Judge Stanley Sporkin
UNITED STATES' TRIAL BRIEF

The United States has filed petitions with the Court for Orders to Show Cause why Respondents Smith International, Inc. ("Smith") and Schlumberger Ltd. ("Schlumberger") should not be held in civil and criminal contempt for violating the Final Judgment in United States v. Baroid, et al. (Civil Action No. 93-2621). The evidence will show that Respondents willfully violated the clear and unambiguous terms of the Final Judgment. This memorandum sets out the factual background of the case and discusses the substantive legal issues relating to civil and criminal contempt.

I.
Statement of the Case

On July 14, 1999, Respondents consummated a joint venture transaction that combined the drilling fluid operations of Smith subsidiary M-I L.L.C. (formerly M-I Drilling Fluids and hereinafter referred to as M-I) with certain drilling fluid operations of Schlumberger. This transaction violated the Final Judgment in United States v. Baroid, which prohibits Smith from selling its drilling fluid business to Schlumberger or combining its drilling fluid business with that of Schlumberger. Final Judgment ¶ IV.F.

By proceeding with the transaction, Respondents have violated the clear and unambiguous prohibitions of the Final Judgment and should be held in civil contempt. The only effective way to restore the status quo ante, and thus remedy the civil contempt, is recission of the joint venture. Furthermore, Respondents' violation, undertaken in the face of a clear warning by the Department of Justice, was willful. Given the clarity of the plain language of the Final Judgment and the wholly twisted and unreasonable interpretation offered by Respondents, alleged reliance on advice of counsel cannot shield Smith and Schlumberger from responsibility for their willful violation of the decree. In addition to remedying the violation of the decree by ordering recission, the Court should impose criminal fines on each of the Respondents to punish their willful violation of the consent decree.

II.
Statement of Facts

On December 23, 1993, the United States filed a civil antitrust Complaint under Section 7 of the Clayton Act to block the merger of Dresser Industries, Inc. ("Dresser") and Baroid Corp. ("Baroid"), alleging that the transaction would substantially lessen competition in the diamond drill bit and drilling fluid markets. Dresser competed in the drilling fluid business through its 64 percent interest in M-I; Baroid competed through its subsidiary Baroid Drilling Fluids.( 1 )   The Complaint alleged that the U.S. drilling fluid market was dominated by three firms -- M-I, Baroid, and Baker Hughes, Inc. ("Baker Hughes") -- which together accounted for at least two-thirds of domestic drilling fluid revenues.(2 ) Simultaneously with the Complaint, the United States filed a proposed Final Judgment. To preserve competition in drilling fluids, Paragraph IV.A. of the Final Judgment ordered Dresser to divest the "drilling fluid business," which was defined as either its 64 percent interest in M-I or all assets of Baroid Drilling Fluids, plus any other assets of Baroid used for its domestic or international drilling fluid business.

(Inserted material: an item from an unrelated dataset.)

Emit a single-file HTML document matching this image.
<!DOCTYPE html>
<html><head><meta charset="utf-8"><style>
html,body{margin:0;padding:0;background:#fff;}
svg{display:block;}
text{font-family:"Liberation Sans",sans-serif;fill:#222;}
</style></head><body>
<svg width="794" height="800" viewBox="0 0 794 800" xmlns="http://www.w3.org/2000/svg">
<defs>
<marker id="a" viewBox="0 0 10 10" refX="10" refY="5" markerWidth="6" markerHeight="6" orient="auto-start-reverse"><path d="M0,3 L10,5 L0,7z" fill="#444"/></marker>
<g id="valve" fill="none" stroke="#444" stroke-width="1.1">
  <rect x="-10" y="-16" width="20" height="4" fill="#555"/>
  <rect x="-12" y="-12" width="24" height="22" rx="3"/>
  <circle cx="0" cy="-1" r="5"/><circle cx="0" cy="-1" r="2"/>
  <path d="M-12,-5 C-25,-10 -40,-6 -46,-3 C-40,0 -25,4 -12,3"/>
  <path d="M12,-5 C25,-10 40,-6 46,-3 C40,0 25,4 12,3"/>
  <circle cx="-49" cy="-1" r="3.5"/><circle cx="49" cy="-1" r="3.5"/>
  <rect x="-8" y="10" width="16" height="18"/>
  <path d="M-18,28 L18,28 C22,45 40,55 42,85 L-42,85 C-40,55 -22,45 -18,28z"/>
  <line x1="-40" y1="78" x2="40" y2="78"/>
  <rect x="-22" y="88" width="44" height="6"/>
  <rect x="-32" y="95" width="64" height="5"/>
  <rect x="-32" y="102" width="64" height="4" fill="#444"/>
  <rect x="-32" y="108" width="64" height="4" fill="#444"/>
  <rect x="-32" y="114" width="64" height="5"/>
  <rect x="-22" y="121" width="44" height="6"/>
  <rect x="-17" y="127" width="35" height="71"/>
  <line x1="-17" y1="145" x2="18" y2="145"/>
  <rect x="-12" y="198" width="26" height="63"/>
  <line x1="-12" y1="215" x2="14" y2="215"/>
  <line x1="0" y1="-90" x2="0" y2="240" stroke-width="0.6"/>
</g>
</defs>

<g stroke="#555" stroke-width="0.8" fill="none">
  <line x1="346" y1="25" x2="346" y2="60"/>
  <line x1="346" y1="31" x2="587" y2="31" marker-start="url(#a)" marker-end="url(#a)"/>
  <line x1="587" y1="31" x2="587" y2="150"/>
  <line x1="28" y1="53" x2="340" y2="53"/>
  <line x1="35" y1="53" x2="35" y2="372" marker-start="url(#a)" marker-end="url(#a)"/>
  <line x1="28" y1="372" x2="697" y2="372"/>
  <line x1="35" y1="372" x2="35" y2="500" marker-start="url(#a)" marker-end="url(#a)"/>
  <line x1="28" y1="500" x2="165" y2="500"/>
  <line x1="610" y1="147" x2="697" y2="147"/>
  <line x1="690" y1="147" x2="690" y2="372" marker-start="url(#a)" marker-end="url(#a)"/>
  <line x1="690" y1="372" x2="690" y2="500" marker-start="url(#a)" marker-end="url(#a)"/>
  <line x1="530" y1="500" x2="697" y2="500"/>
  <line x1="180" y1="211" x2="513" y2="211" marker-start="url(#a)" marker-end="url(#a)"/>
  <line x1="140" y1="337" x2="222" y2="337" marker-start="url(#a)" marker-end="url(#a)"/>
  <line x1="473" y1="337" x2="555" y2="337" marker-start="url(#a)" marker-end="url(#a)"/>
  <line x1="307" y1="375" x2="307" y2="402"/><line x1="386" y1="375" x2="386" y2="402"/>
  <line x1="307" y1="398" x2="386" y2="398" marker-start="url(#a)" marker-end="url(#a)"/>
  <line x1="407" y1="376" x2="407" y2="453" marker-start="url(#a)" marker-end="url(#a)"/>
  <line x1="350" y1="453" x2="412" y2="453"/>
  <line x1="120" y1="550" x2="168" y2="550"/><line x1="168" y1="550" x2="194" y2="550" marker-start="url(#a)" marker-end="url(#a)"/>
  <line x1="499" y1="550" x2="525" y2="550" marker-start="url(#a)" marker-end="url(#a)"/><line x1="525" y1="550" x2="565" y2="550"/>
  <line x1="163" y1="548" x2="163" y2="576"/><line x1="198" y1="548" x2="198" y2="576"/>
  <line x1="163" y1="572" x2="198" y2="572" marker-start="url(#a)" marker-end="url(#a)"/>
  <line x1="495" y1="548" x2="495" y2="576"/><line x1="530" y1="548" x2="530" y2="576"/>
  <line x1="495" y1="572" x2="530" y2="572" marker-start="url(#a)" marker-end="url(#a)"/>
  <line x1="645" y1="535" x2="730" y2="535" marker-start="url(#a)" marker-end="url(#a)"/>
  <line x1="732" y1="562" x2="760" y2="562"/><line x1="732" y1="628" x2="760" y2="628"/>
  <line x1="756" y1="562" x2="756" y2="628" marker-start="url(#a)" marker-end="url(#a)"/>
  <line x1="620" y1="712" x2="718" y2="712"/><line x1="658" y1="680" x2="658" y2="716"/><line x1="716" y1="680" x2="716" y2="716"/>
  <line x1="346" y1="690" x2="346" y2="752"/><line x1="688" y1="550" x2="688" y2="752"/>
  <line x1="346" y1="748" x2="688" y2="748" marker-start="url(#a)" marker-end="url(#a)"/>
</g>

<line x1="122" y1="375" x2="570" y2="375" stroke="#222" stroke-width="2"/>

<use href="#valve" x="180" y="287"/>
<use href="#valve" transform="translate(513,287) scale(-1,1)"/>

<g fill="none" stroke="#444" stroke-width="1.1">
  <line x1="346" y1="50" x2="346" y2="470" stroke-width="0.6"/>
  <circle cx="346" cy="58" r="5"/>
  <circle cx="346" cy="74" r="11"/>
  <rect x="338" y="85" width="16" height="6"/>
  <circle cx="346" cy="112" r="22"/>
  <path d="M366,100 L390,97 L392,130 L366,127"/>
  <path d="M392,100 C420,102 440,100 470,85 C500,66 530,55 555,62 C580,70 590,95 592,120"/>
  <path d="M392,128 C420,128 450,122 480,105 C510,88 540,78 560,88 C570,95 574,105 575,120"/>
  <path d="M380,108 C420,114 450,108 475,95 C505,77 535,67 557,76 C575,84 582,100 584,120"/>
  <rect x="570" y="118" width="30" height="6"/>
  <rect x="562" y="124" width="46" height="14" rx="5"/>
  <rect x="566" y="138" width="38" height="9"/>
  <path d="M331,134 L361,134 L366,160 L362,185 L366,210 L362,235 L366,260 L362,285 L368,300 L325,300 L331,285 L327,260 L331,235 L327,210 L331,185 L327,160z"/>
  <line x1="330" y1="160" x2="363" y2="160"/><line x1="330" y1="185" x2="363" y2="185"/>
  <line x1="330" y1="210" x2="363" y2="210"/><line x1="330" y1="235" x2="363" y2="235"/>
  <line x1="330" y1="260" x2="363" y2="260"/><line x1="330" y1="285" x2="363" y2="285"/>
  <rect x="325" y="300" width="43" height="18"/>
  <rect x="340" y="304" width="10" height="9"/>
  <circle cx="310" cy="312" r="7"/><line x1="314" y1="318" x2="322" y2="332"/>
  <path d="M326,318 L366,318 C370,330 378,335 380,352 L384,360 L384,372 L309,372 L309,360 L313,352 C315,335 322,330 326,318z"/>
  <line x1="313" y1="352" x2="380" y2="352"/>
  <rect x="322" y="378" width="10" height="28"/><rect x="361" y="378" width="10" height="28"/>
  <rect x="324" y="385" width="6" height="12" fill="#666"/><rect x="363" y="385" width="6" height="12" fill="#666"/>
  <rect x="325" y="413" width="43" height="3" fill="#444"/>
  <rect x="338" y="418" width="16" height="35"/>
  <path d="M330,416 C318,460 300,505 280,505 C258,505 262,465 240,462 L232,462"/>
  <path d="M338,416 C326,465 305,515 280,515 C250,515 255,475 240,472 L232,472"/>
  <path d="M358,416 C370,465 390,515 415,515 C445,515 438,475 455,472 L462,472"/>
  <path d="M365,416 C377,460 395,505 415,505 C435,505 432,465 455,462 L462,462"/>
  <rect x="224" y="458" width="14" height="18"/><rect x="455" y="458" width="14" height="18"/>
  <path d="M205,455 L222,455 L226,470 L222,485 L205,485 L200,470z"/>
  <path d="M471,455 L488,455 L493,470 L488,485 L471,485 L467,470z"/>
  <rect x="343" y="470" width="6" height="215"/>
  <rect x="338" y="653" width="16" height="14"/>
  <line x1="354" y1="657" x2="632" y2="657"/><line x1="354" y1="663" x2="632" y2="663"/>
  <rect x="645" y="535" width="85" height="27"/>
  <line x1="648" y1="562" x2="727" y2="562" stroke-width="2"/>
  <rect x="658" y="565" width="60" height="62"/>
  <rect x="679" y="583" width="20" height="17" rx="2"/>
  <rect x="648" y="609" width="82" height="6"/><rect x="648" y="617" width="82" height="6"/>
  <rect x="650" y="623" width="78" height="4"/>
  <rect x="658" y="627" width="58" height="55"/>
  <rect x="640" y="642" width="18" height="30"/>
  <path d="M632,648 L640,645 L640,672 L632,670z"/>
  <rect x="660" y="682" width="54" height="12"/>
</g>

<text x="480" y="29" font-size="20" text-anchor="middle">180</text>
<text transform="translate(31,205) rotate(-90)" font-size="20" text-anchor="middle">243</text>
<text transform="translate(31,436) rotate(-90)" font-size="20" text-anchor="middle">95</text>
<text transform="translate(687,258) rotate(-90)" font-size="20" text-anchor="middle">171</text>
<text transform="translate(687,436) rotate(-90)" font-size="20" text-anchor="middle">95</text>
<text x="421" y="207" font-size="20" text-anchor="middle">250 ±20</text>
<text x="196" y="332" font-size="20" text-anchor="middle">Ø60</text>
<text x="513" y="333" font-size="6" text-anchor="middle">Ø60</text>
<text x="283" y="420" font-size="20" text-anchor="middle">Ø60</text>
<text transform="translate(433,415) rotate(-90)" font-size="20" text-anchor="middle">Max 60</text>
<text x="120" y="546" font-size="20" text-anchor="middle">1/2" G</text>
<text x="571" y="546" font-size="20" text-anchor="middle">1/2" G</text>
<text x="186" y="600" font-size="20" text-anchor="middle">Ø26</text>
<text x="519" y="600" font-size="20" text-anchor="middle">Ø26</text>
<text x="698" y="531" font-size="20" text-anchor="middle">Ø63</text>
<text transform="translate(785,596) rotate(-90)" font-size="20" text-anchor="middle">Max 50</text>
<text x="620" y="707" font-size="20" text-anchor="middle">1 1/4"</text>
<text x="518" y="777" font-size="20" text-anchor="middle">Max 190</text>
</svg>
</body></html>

Paragraph IV.F. of the Final Judgment sought to prevent further concentration in the U.S. drilling fluids market, by merger, during the period of the decree. Thus, it prohibited Dresser from divesting the drilling fluid business to certain specified companies, including Schlumberger, that were actual or potential competitors.(3 )  Furthermore, to insure that this clear prohibition on Dresser would not be circumvented by subsequent transactions, the Final Judgment imposed the same restrictions on the purchaser of the drilling fluid business:

The purchaser of the divested drilling fluid business shall not sell the drilling fluid business to, or combine that business with the drilling fluid operations of Dresser Industries, Inc., Baker Hughes, Inc., Schlumberger Ltd., or Anchor Drilling Fluids, or any of their affiliates or subsidiaries during the life of this decree.(4 ) 

The Court entered the Final Judgment on April 12, 1994. Dresser chose to divest its interest in M-I and sold the interest to Smith. As required by Paragraph III.B. of the Final Judgment, Smith, as a condition of the divestiture, agreed to be bound by the provisions of the Final Judgment.(5 )  Thus, under the Final Judgment, Smith, as the purchaser of the drilling fluid business, was barred until April 2004 from selling the drilling fluid business to Baker Hughes, Schlumberger, Anchor Drilling Fluids ("Anchor"), or Dresser, or from combining that business with the drilling fluid operations of any of those firms.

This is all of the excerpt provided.